Problem to work on: Locate each line holding the string "script" and copy it.

Provided records:
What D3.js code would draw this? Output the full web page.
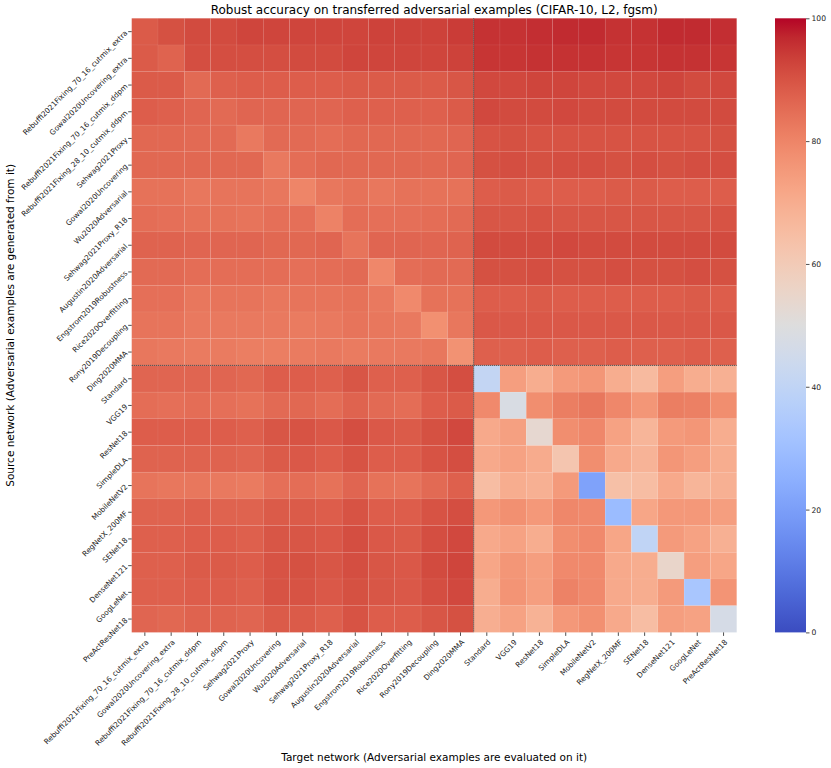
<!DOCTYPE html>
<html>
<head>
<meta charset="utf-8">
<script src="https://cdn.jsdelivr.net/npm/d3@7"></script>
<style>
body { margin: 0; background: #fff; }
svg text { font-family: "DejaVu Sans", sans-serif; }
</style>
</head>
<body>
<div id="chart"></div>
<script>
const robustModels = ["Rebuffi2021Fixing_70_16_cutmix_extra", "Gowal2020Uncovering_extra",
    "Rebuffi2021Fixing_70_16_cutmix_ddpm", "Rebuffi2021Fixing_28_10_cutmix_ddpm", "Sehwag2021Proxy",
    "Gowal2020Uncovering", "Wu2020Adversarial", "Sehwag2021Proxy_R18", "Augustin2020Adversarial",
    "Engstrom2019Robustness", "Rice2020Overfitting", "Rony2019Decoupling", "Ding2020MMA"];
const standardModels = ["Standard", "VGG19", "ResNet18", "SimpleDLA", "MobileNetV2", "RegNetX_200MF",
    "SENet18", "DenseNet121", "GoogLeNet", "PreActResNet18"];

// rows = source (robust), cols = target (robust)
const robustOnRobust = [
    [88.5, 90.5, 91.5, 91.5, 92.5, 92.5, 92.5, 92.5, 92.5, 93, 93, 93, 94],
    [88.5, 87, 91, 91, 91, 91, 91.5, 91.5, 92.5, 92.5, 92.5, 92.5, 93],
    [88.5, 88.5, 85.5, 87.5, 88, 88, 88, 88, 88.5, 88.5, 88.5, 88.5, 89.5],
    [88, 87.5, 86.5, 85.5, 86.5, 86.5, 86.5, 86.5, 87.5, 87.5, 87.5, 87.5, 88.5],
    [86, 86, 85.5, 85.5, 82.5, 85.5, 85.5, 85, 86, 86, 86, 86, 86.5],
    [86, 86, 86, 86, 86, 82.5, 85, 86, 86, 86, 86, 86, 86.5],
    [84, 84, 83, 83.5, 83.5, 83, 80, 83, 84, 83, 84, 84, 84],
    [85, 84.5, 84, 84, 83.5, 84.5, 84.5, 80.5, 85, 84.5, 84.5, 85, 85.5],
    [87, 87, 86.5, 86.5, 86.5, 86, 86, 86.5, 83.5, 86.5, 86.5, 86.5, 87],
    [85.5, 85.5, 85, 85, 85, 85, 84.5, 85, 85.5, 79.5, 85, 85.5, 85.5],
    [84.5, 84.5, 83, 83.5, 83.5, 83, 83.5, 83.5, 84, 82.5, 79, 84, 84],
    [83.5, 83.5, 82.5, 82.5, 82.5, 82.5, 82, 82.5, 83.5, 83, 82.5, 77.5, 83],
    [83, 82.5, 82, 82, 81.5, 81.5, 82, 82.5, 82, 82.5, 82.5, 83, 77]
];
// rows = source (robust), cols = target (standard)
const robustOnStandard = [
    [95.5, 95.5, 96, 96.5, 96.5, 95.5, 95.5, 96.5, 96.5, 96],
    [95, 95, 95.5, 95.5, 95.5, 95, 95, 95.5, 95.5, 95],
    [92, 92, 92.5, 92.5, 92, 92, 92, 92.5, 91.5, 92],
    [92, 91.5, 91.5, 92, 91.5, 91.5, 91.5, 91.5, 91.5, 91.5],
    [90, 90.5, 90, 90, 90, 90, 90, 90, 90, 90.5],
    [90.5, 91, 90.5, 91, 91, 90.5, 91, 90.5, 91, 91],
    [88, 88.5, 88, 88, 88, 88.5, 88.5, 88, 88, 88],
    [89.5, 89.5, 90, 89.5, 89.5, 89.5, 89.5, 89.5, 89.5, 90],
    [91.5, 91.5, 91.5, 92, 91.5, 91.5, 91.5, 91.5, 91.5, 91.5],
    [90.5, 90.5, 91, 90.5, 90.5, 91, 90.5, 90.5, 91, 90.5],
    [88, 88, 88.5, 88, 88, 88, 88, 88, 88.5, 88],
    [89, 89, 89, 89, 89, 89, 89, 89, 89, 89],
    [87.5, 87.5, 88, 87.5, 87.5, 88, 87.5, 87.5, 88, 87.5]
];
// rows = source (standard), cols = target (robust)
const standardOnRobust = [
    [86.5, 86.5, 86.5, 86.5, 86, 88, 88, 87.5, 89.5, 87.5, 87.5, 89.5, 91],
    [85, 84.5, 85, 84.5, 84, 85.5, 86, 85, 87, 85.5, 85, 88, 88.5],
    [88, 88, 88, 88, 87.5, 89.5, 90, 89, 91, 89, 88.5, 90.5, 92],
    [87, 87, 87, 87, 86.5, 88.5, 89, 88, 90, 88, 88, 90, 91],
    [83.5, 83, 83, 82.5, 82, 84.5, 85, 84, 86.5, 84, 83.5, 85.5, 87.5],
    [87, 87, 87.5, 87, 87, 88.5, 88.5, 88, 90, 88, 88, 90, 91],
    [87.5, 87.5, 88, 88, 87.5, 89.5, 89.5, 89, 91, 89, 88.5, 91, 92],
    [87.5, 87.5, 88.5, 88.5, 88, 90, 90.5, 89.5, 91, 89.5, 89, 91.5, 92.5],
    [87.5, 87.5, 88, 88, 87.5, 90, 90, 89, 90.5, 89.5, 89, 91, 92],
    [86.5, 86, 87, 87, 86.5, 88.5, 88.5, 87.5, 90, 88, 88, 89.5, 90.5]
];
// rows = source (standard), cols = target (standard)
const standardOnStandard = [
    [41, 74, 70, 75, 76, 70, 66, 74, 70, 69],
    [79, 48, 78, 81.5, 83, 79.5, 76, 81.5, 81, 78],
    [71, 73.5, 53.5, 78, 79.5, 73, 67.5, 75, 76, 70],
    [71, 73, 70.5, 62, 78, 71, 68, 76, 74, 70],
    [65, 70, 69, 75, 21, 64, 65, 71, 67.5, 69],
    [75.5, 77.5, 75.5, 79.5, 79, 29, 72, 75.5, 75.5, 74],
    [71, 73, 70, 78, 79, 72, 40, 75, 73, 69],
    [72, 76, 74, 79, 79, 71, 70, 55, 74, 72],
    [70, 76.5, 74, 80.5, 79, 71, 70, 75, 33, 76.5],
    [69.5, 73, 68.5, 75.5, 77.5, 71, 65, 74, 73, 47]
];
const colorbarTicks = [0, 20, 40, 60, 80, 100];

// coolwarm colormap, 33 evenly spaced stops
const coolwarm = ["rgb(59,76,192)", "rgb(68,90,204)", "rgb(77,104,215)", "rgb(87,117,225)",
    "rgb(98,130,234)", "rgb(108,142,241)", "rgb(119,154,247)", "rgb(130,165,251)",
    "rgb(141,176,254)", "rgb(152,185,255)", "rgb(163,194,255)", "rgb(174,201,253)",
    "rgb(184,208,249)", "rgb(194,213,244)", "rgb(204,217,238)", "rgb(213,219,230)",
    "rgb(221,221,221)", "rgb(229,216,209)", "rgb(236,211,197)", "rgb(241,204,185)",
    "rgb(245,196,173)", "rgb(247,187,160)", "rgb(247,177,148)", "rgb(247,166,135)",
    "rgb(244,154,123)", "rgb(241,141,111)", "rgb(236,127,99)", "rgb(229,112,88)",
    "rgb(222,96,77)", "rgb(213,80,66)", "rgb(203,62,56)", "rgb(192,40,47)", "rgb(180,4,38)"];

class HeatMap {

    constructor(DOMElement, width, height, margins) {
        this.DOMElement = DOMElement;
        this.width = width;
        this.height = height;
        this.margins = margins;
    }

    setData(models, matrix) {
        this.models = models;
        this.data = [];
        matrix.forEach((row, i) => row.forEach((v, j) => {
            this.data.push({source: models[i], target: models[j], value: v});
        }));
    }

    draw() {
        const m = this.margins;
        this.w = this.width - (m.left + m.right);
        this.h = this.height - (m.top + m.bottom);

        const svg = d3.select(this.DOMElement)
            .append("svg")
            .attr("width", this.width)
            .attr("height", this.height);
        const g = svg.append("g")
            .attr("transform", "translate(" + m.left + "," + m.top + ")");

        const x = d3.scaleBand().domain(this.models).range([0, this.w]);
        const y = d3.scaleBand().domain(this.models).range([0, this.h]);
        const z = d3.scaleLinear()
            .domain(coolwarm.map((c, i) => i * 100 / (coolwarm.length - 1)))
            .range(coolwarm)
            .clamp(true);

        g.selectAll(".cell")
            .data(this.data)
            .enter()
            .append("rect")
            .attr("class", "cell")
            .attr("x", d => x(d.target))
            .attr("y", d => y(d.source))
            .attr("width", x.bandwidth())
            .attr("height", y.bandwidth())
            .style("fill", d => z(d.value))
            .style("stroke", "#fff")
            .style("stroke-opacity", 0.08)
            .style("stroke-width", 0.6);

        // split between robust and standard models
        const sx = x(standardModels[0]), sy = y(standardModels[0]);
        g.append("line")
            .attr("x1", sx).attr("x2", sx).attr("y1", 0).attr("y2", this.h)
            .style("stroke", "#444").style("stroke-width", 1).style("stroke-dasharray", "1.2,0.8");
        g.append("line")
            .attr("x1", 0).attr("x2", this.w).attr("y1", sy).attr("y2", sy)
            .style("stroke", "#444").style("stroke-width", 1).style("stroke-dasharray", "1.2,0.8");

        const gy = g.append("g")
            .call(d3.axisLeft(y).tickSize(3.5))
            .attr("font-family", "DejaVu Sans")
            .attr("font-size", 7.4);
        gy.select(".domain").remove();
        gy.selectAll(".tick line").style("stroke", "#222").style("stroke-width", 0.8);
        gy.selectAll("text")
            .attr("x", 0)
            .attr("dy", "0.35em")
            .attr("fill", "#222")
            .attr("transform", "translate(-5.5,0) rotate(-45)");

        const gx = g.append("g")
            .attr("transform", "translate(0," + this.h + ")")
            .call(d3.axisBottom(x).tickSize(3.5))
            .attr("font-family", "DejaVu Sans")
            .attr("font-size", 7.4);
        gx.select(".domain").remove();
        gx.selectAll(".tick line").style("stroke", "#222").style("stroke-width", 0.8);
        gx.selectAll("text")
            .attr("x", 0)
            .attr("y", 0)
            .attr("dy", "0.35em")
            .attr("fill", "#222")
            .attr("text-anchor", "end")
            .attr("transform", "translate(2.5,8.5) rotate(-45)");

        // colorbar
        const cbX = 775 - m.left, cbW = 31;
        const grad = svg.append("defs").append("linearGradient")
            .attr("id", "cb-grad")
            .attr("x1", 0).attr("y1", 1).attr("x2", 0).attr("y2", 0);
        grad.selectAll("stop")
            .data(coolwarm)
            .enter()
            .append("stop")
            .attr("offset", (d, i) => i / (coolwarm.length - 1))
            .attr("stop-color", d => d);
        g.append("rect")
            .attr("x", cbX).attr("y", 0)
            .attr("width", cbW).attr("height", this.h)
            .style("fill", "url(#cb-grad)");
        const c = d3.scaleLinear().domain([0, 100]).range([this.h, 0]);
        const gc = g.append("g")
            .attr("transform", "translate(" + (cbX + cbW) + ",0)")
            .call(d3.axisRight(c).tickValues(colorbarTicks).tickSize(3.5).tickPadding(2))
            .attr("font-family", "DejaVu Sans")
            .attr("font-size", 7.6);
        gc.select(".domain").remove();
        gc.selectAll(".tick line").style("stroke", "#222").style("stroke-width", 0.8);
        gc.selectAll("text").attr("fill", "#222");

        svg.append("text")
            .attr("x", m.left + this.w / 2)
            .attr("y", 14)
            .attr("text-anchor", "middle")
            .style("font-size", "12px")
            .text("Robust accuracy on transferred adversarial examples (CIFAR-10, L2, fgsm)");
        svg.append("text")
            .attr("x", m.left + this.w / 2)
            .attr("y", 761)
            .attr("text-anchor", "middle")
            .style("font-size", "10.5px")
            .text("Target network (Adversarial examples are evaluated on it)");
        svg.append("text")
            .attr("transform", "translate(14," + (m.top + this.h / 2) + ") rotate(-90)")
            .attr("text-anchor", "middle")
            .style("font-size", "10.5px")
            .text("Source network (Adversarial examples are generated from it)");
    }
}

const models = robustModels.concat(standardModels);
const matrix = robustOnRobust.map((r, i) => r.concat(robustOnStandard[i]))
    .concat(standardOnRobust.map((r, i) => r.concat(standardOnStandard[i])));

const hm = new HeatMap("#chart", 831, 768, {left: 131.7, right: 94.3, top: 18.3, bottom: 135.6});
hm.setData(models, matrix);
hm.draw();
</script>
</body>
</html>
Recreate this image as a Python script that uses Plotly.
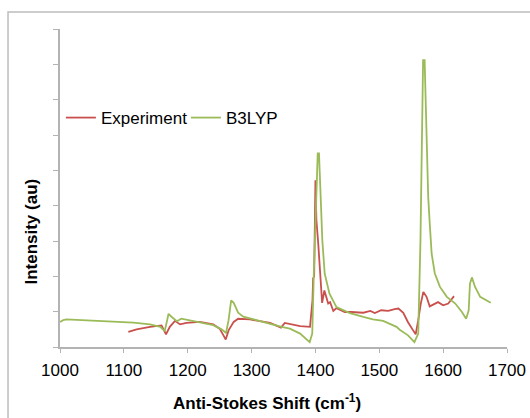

Written reply:
<script src="https://cdn.jsdelivr.net/npm/d3@7"></script>
<script>
</script>
Recreate this image as a Python script that uses Plotly.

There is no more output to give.